No creo que interpretar uno de los mensajes más reiterados del Pontífice Romano durante su visita al Ecuador pueda entenderse como una manera de politizar sus palabras. Creo que aquel mensaje fue en sí mismo tan amplio y englobante, que lo político tiene en él legítima cabida, y tan clara, que no es necesario forzar las palabras ni la semántica para asimilar sus contenidos.
Me refiero, desde luego, a la insistencia con que la mayor autoridad de la Iglesia Católica instó a la construcción de una sociedad que sea capaz de incluir efectivamente a todos, sin excepciones de ninguna naturaleza, y menos si se trata de aquellas que se fundan en un tácito juicio sobre la intención o la buena voluntad de los demás.
El diálogo, ha dicho el papa Francisco, es el único medio de lograr la ardua construcción a la que están llamados todos los católicos, sin distinción de jerarquías, pero también quienes no lo somos.
Nadie puede creer que lo dijo sin saber lo que ha estado ocurriendo en nuestra convulsa sociedad: al contrario, me parece que fue su respuesta a una situación de ánimos crispados y posiciones inflexibles.
De hecho, la respuesta oficial a las recientes manifestaciones de protesta ha sido la convocatoria a un diálogo, pero tal convocatoria ha estado acompañada de la insólita advertencia de que en él podrán participar solamente las personas y grupos de buena voluntad.
Después de las masivas manifestaciones públicas de adhesión a las orientaciones pontificias, me parece que no hay, no puede haber, razón alguna para insistir en esa inexplicable advertencia, que es por sí misma una regla excluyente.
Una serie de temas, entre los que se incluyen varias reformas constitucionales, algunas leyes y no pocas políticas gubernamentales (sin contar con varias formas de conducta), han venido exigiendo que se considere la opinión de todos los ecuatorianos, y no veo otra manera de hacerlo que seguir el camino que ya fue abierto en Montecristi: la consulta popular.
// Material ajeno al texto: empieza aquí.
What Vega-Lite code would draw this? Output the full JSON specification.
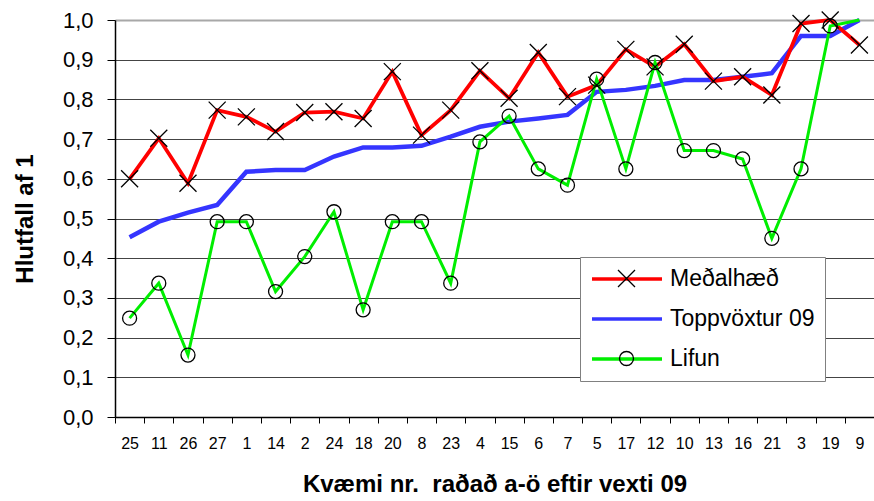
{
  "$schema": "https://vega.github.io/schema/vega-lite/v6.json",
  "width": 759,
  "height": 397,
  "autosize": "none",
  "padding": {"left": 115, "top": 20, "right": 0, "bottom": 84},
  "config": {"font": "Liberation Sans", "view": {"stroke": null}},
  "data": {
    "values": [
      {"k": "25", "Meðalhæð": 0.600, "Toppvöxtur 09": 0.453, "Lifun": 0.249},
      {"k": "11", "Meðalhæð": 0.702, "Toppvöxtur 09": 0.492, "Lifun": 0.337},
      {"k": "26", "Meðalhæð": 0.589, "Toppvöxtur 09": 0.515, "Lifun": 0.156},
      {"k": "27", "Meðalhæð": 0.773, "Toppvöxtur 09": 0.534, "Lifun": 0.492},
      {"k": "1", "Meðalhæð": 0.756, "Toppvöxtur 09": 0.618, "Lifun": 0.492},
      {"k": "14", "Meðalhæð": 0.719, "Toppvöxtur 09": 0.622, "Lifun": 0.316},
      {"k": "2", "Meðalhæð": 0.767, "Toppvöxtur 09": 0.622, "Lifun": 0.404},
      {"k": "24", "Meðalhæð": 0.769, "Toppvöxtur 09": 0.656, "Lifun": 0.517},
      {"k": "18", "Meðalhæð": 0.752, "Toppvöxtur 09": 0.679, "Lifun": 0.270},
      {"k": "20", "Meðalhæð": 0.870, "Toppvöxtur 09": 0.679, "Lifun": 0.492},
      {"k": "8", "Meðalhæð": 0.710, "Toppvöxtur 09": 0.683, "Lifun": 0.492},
      {"k": "23", "Meðalhæð": 0.773, "Toppvöxtur 09": 0.706, "Lifun": 0.337},
      {"k": "4", "Meðalhæð": 0.872, "Toppvöxtur 09": 0.731, "Lifun": 0.693},
      {"k": "15", "Meðalhæð": 0.803, "Toppvöxtur 09": 0.744, "Lifun": 0.758},
      {"k": "6", "Meðalhæð": 0.918, "Toppvöxtur 09": 0.752, "Lifun": 0.625},
      {"k": "7", "Meðalhæð": 0.807, "Toppvöxtur 09": 0.761, "Lifun": 0.584},
      {"k": "5", "Meðalhæð": 0.836, "Toppvöxtur 09": 0.819, "Lifun": 0.851},
      {"k": "17", "Meðalhæð": 0.926, "Toppvöxtur 09": 0.824, "Lifun": 0.625},
      {"k": "12", "Meðalhæð": 0.882, "Toppvöxtur 09": 0.834, "Lifun": 0.893},
      {"k": "10", "Meðalhæð": 0.939, "Toppvöxtur 09": 0.849, "Lifun": 0.671},
      {"k": "13", "Meðalhæð": 0.846, "Toppvöxtur 09": 0.849, "Lifun": 0.671},
      {"k": "16", "Meðalhæð": 0.857, "Toppvöxtur 09": 0.857, "Lifun": 0.650},
      {"k": "21", "Meðalhæð": 0.811, "Toppvöxtur 09": 0.866, "Lifun": 0.450},
      {"k": "3", "Meðalhæð": 0.991, "Toppvöxtur 09": 0.960, "Lifun": 0.625},
      {"k": "19", "Meðalhæð": 1.000, "Toppvöxtur 09": 0.960, "Lifun": 0.985},
      {"k": "9", "Meðalhæð": 0.937, "Toppvöxtur 09": 1.000, "Lifun": 1.000}
    ]
  },
  "transform": [
    {"fold": ["Toppvöxtur 09", "Meðalhæð", "Lifun"], "as": ["series", "value"]}
  ],
  "encoding": {
    "x": {
      "field": "k",
      "type": "nominal",
      "sort": null,
      "scale": {"type": "band", "paddingInner": 0, "paddingOuter": 0},
      "axis": {
        "title": "Kvæmi nr.\u00a0 raðað a-ö eftir vexti 09",
        "labelAngle": 0,
        "labelFontSize": 16,
        "labelColor": "#000",
        "labelBaseline": "alphabetic",
        "labelPadding": 25,
        "tickBand": "extent",
        "tickSize": 6,
        "tickColor": "#000",
        "domainColor": "#000",
        "domainWidth": 1.5,
        "grid": false,
        "titleFontSize": 24,
        "titleFontWeight": "bold",
        "titleColor": "#000",
        "titleBaseline": "alphabetic",
        "titleY": 74
      }
    },
    "y": {
      "field": "value",
      "type": "quantitative",
      "scale": {"domain": [0, 1], "nice": false},
      "axis": {
        "title": "Hlutfall af 1",
        "values": [0, 0.1, 0.2, 0.3, 0.4, 0.5, 0.6, 0.7, 0.8, 0.9, 1],
        "labelExpr": "replace(format(datum.value, '.1f'), '.', ',')",
        "labelFontSize": 22,
        "labelColor": "#000",
        "labelPadding": 14,
        "tickSize": 8,
        "tickColor": "#000",
        "domainColor": "#000",
        "domainWidth": 1.5,
        "gridColor": {"condition": {"test": "datum.value === 1", "value": "#a8a8a8"}, "value": "#444444"},
        "gridWidth": {"condition": {"test": "datum.value === 1", "value": 2}, "value": 1},
        "titleFontSize": 24,
        "titleFontWeight": "bold",
        "titleColor": "#000",
        "titleAngle": -90,
        "titleBaseline": "alphabetic",
        "titleAlign": "center",
        "titleX": -83,
        "titleY": 198.5
      }
    }
  },
  "layer": [
    {
      "mark": {"type": "line"},
      "encoding": {
        "color": {
          "field": "series",
          "type": "nominal",
          "sort": ["Meðalhæð", "Toppvöxtur 09", "Lifun"],
          "scale": {"range": ["#ff0000", "#3535ff", "#00ee00"]},
          "legend": {
            "title": null,
            "orient": "none",
            "legendX": 465,
            "legendY": 237,
            "symbolType": "M-3.5,0H3.5",
            "symbolSize": 400,
            "symbolOffset": 25,
            "symbolStrokeWidth": 3.5,
            "labelFontSize": 23,
            "labelColor": "#000",
            "labelOffset": 31,
            "labelLimit": 300,
            "rowPadding": 16,
            "padding": 10,
            "fillColor": "#ffffff",
            "strokeColor": "#808080",
            "zindex": 1
          }
        },
        "strokeWidth": {
          "field": "series",
          "type": "nominal",
          "scale": {"domain": ["Toppvöxtur 09", "Meðalhæð", "Lifun"], "range": [4.5, 3, 3]},
          "legend": null
        }
      }
    },
    {
      "transform": [
        {"filter": "datum.series !== 'Toppvöxtur 09' && !(datum.series === 'Lifun' && datum.k === '9')"}
      ],
      "mark": {"type": "point", "filled": false, "stroke": "#000", "strokeWidth": 1.3, "size": 400, "opacity": 1},
      "encoding": {
        "shape": {
          "field": "series",
          "type": "nominal",
          "scale": {
            "domain": ["Meðalhæð", "Toppvöxtur 09", "Lifun"],
            "range": [
              "M-0.85,-0.85L0.85,0.85M-0.85,0.85L0.85,-0.85",
              "M0,0",
              "M0.7,0A0.7,0.7,0,1,1,-0.7,0A0.7,0.7,0,1,1,0.7,0Z"
            ]
          },
          "legend": {
            "title": null,
            "orient": "none",
            "legendX": 465,
            "legendY": 237,
            "symbolSize": 400,
            "symbolOffset": 25,
            "symbolStrokeWidth": 1.3,
            "symbolStrokeColor": "#000",
            "symbolFillColor": "transparent",
            "labelFontSize": 23,
            "labelOpacity": 0,
            "labelOffset": 31,
            "labelLimit": 300,
            "rowPadding": 16,
            "padding": 10,
            "zindex": 2
          }
        }
      }
    }
  ]
}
Tal como se dijo en su momento, ese es el camino más idóneo, el más democrático, el más incluyente, el más ajustado a las palabras del jerarca católico, el que más garantías tiene de ser aceptado por todos, sin reticencias, en un primer acuerdo nacional: el acuerdo de prestar atención a todos, sin ninguna exclusión, sin “descartes”, y de adoptar las decisiones que se impongan por voluntad de la mayoría.
Un camino semejante, que es perfectamente constitucional y legítimo, incluye también la decisión de abandonar la equivocada actitud de aquellos que han gritado en las calles pidiendo la cesación del mandato presidencial. Lejos de sostenerla, es preciso decir que el Gobierno debe continuar en el ejercicio de sus atribuciones, sin agregar ni quitar ninguna de las que le asigna la Carta fundamental del Estado; y es de esperar que lo haga enriqueciendo su vocación de servicio, tantas veces proclamada, y moderando los excesos en los que a veces ha caído.